■ Goal: Repeat exactly the lines running from the first line of the data to the line containing "const latTicks = [-28,-26,-24,-22,-20,-18,-16,-14];", both ends included, and nothing else; drop the pictures.

■ Data excerpt:

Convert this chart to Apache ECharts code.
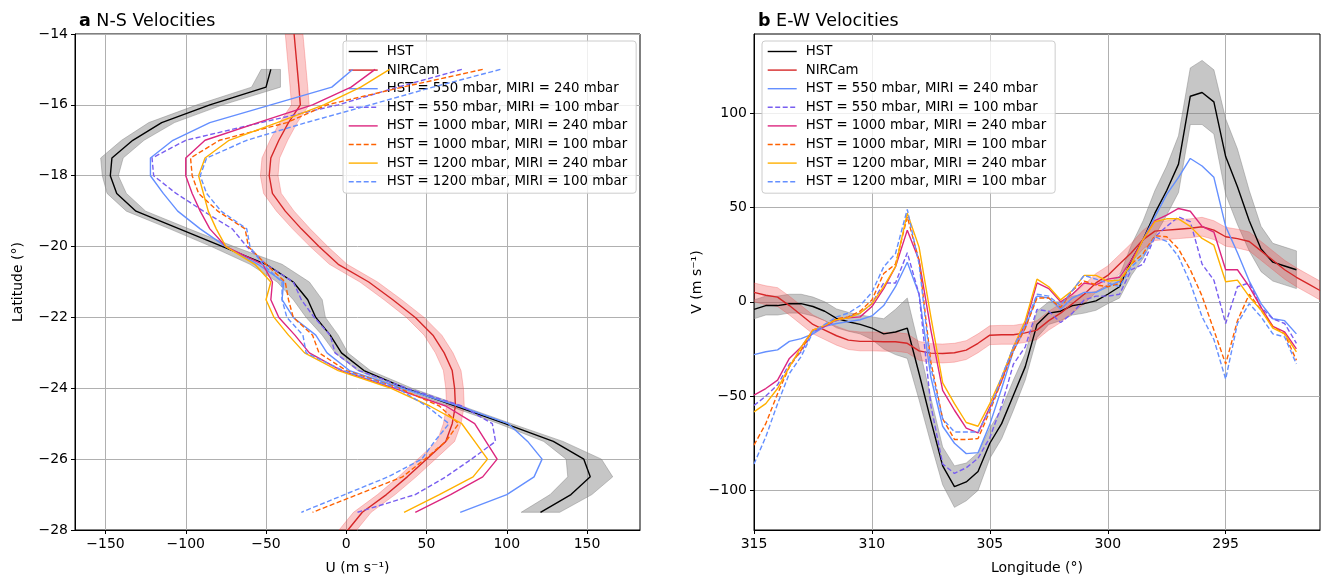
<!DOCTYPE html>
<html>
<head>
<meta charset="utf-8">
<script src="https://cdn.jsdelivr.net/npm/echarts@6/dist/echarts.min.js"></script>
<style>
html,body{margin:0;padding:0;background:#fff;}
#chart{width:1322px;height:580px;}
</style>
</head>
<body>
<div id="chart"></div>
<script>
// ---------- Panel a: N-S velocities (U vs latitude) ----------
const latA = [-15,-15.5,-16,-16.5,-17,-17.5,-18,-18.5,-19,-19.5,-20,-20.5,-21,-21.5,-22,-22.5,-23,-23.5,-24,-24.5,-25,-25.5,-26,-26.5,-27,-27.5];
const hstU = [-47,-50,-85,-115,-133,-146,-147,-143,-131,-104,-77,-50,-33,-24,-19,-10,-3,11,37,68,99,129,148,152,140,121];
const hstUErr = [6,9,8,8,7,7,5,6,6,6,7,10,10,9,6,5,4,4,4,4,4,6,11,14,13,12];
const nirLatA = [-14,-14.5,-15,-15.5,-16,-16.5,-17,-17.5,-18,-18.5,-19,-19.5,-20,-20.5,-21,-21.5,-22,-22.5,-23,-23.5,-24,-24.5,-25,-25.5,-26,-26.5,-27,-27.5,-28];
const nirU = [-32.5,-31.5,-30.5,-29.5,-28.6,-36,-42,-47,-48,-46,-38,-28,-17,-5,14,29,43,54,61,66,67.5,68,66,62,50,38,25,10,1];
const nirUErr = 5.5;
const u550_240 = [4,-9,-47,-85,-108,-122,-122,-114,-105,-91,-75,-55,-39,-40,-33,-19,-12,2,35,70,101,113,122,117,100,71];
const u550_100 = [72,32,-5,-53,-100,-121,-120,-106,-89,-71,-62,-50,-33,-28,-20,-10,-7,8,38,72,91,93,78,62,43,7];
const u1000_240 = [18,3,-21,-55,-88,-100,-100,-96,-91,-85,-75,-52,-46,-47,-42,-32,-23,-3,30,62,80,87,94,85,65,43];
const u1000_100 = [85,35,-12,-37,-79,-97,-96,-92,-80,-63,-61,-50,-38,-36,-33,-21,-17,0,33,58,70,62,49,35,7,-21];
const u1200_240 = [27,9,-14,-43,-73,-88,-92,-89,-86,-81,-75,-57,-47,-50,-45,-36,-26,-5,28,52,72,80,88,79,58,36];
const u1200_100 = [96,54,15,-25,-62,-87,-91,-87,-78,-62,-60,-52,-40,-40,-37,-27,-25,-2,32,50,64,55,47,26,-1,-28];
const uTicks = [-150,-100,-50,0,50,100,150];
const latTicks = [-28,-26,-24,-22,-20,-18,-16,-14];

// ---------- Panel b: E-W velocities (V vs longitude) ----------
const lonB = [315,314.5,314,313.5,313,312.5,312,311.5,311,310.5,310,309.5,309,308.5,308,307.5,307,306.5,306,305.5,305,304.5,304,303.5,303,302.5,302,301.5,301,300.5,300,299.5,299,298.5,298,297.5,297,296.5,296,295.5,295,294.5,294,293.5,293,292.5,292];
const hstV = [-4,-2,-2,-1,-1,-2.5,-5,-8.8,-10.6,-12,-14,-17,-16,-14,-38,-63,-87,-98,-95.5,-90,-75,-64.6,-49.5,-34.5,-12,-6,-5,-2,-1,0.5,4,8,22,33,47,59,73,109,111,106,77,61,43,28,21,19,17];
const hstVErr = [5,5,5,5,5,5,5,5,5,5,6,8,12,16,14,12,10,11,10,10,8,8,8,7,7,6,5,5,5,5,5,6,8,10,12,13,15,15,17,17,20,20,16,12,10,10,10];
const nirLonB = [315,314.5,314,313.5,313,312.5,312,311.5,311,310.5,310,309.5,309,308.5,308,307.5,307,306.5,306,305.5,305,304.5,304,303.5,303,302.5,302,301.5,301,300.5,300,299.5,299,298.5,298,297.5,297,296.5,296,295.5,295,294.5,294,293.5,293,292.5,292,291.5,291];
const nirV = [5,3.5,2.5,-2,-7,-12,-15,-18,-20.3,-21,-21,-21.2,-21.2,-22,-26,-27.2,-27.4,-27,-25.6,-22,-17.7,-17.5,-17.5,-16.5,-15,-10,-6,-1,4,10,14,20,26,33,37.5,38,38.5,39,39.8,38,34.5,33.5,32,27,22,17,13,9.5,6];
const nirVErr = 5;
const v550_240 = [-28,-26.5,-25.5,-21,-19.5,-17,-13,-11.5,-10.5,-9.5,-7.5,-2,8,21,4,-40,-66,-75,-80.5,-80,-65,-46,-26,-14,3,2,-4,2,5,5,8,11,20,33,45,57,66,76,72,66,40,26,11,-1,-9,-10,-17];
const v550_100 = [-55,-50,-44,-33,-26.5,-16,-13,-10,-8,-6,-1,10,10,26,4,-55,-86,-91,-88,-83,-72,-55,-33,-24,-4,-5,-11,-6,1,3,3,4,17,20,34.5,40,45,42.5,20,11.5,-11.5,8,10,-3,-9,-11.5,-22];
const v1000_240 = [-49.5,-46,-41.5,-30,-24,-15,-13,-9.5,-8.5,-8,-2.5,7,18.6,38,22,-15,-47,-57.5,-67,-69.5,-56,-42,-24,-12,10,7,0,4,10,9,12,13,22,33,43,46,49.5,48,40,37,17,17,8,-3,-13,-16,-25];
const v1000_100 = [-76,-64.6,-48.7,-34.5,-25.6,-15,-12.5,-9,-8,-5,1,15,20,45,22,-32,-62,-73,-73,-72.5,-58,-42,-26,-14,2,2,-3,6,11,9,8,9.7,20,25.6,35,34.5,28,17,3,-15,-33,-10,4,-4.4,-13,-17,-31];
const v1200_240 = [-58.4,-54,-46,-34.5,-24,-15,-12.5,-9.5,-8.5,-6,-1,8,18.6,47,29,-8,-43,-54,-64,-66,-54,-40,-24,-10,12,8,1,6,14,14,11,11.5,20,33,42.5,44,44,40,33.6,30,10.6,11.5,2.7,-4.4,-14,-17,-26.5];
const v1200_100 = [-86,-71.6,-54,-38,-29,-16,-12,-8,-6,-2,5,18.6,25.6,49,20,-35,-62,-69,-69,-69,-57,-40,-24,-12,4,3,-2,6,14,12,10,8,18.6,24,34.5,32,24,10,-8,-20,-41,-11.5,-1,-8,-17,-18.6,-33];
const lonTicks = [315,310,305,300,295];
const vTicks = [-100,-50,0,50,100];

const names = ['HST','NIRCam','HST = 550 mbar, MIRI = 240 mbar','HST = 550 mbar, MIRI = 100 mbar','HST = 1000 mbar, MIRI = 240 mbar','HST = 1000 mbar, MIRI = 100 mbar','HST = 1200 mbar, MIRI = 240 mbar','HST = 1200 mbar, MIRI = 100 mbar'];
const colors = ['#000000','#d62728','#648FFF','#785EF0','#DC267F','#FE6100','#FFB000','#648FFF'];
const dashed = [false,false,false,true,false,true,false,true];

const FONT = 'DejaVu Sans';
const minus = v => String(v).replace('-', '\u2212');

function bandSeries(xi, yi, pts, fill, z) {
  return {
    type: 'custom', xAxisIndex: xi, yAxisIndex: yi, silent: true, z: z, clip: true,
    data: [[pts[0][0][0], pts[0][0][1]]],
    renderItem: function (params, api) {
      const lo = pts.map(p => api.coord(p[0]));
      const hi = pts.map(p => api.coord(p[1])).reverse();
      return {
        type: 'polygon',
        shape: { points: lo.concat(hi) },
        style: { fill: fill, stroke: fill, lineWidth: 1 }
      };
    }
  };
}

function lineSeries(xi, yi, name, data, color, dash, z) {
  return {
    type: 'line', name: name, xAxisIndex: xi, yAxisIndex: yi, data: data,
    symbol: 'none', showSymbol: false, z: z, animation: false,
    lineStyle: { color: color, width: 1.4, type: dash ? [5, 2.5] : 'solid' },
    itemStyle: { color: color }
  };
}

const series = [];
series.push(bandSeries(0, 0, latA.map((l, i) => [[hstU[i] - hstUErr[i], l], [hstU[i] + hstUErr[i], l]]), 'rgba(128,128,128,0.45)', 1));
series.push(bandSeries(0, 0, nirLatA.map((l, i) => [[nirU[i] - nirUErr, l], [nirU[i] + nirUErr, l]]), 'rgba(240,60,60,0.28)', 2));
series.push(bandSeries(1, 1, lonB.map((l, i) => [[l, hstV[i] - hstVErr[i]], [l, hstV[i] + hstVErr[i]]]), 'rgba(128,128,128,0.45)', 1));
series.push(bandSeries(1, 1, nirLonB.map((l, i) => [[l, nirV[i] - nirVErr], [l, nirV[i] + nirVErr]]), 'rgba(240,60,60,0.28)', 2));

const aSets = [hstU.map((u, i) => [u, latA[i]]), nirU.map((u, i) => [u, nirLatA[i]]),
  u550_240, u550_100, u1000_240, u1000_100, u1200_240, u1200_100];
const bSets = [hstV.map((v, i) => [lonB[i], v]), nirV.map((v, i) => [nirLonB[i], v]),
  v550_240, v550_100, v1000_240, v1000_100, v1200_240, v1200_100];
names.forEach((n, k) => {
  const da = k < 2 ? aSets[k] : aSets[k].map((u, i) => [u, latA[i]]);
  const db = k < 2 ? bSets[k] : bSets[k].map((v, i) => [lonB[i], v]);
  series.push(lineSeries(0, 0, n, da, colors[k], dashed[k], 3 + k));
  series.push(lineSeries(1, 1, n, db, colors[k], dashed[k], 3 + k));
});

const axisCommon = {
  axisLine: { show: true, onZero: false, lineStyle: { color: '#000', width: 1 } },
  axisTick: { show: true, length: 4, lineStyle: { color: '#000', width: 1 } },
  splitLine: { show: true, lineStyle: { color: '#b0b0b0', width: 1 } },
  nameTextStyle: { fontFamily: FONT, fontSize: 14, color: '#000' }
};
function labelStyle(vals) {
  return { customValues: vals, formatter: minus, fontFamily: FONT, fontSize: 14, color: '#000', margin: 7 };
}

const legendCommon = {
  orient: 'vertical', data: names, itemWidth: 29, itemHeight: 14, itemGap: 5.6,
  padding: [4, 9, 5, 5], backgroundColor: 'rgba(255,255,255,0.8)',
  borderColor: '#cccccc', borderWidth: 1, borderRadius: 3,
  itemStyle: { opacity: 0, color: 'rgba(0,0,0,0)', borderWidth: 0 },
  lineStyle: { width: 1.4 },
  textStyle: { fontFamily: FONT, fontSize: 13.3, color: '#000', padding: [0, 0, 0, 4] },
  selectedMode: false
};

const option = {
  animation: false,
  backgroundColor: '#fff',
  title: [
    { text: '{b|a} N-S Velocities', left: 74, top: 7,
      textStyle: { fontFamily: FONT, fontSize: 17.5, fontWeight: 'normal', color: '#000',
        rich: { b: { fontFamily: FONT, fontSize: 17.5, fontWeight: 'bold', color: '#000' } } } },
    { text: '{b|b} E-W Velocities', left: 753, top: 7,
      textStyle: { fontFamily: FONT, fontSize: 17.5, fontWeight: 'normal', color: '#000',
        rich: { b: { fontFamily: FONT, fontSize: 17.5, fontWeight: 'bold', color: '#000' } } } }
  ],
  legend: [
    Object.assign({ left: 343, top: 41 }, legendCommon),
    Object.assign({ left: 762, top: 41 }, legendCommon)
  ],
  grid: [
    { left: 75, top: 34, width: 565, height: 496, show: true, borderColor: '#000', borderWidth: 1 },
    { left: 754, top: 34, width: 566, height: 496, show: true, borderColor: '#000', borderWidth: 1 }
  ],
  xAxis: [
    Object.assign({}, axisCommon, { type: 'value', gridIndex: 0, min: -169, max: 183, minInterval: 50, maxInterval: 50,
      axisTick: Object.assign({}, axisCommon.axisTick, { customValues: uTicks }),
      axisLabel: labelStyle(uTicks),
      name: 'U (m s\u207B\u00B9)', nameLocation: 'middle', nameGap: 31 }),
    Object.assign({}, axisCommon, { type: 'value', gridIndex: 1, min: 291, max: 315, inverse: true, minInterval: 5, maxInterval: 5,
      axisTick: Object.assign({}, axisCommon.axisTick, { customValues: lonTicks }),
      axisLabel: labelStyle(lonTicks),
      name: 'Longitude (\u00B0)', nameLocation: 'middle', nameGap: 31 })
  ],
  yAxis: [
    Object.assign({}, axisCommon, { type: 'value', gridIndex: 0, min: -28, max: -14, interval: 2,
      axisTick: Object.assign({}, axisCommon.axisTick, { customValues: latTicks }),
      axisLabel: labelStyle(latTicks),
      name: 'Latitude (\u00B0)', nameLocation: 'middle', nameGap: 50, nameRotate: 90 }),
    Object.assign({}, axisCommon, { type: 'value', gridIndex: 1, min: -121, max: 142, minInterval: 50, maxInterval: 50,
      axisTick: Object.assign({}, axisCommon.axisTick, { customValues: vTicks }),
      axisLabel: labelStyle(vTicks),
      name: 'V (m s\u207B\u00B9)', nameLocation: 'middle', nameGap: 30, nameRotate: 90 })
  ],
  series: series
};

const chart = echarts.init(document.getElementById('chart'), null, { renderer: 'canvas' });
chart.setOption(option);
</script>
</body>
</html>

■ Completed task:
Convert this chart to Apache ECharts code.
<!DOCTYPE html>
<html>
<head>
<meta charset="utf-8">
<script src="https://cdn.jsdelivr.net/npm/echarts@6/dist/echarts.min.js"></script>
<style>
html,body{margin:0;padding:0;background:#fff;}
#chart{width:1322px;height:580px;}
</style>
</head>
<body>
<div id="chart"></div>
<script>
// ---------- Panel a: N-S velocities (U vs latitude) ----------
const latA = [-15,-15.5,-16,-16.5,-17,-17.5,-18,-18.5,-19,-19.5,-20,-20.5,-21,-21.5,-22,-22.5,-23,-23.5,-24,-24.5,-25,-25.5,-26,-26.5,-27,-27.5];
const hstU = [-47,-50,-85,-115,-133,-146,-147,-143,-131,-104,-77,-50,-33,-24,-19,-10,-3,11,37,68,99,129,148,152,140,121];
const hstUErr = [6,9,8,8,7,7,5,6,6,6,7,10,10,9,6,5,4,4,4,4,4,6,11,14,13,12];
const nirLatA = [-14,-14.5,-15,-15.5,-16,-16.5,-17,-17.5,-18,-18.5,-19,-19.5,-20,-20.5,-21,-21.5,-22,-22.5,-23,-23.5,-24,-24.5,-25,-25.5,-26,-26.5,-27,-27.5,-28];
const nirU = [-32.5,-31.5,-30.5,-29.5,-28.6,-36,-42,-47,-48,-46,-38,-28,-17,-5,14,29,43,54,61,66,67.5,68,66,62,50,38,25,10,1];
const nirUErr = 5.5;
const u550_240 = [4,-9,-47,-85,-108,-122,-122,-114,-105,-91,-75,-55,-39,-40,-33,-19,-12,2,35,70,101,113,122,117,100,71];
const u550_100 = [72,32,-5,-53,-100,-121,-120,-106,-89,-71,-62,-50,-33,-28,-20,-10,-7,8,38,72,91,93,78,62,43,7];
const u1000_240 = [18,3,-21,-55,-88,-100,-100,-96,-91,-85,-75,-52,-46,-47,-42,-32,-23,-3,30,62,80,87,94,85,65,43];
const u1000_100 = [85,35,-12,-37,-79,-97,-96,-92,-80,-63,-61,-50,-38,-36,-33,-21,-17,0,33,58,70,62,49,35,7,-21];
const u1200_240 = [27,9,-14,-43,-73,-88,-92,-89,-86,-81,-75,-57,-47,-50,-45,-36,-26,-5,28,52,72,80,88,79,58,36];
const u1200_100 = [96,54,15,-25,-62,-87,-91,-87,-78,-62,-60,-52,-40,-40,-37,-27,-25,-2,32,50,64,55,47,26,-1,-28];
const uTicks = [-150,-100,-50,0,50,100,150];
const latTicks = [-28,-26,-24,-22,-20,-18,-16,-14];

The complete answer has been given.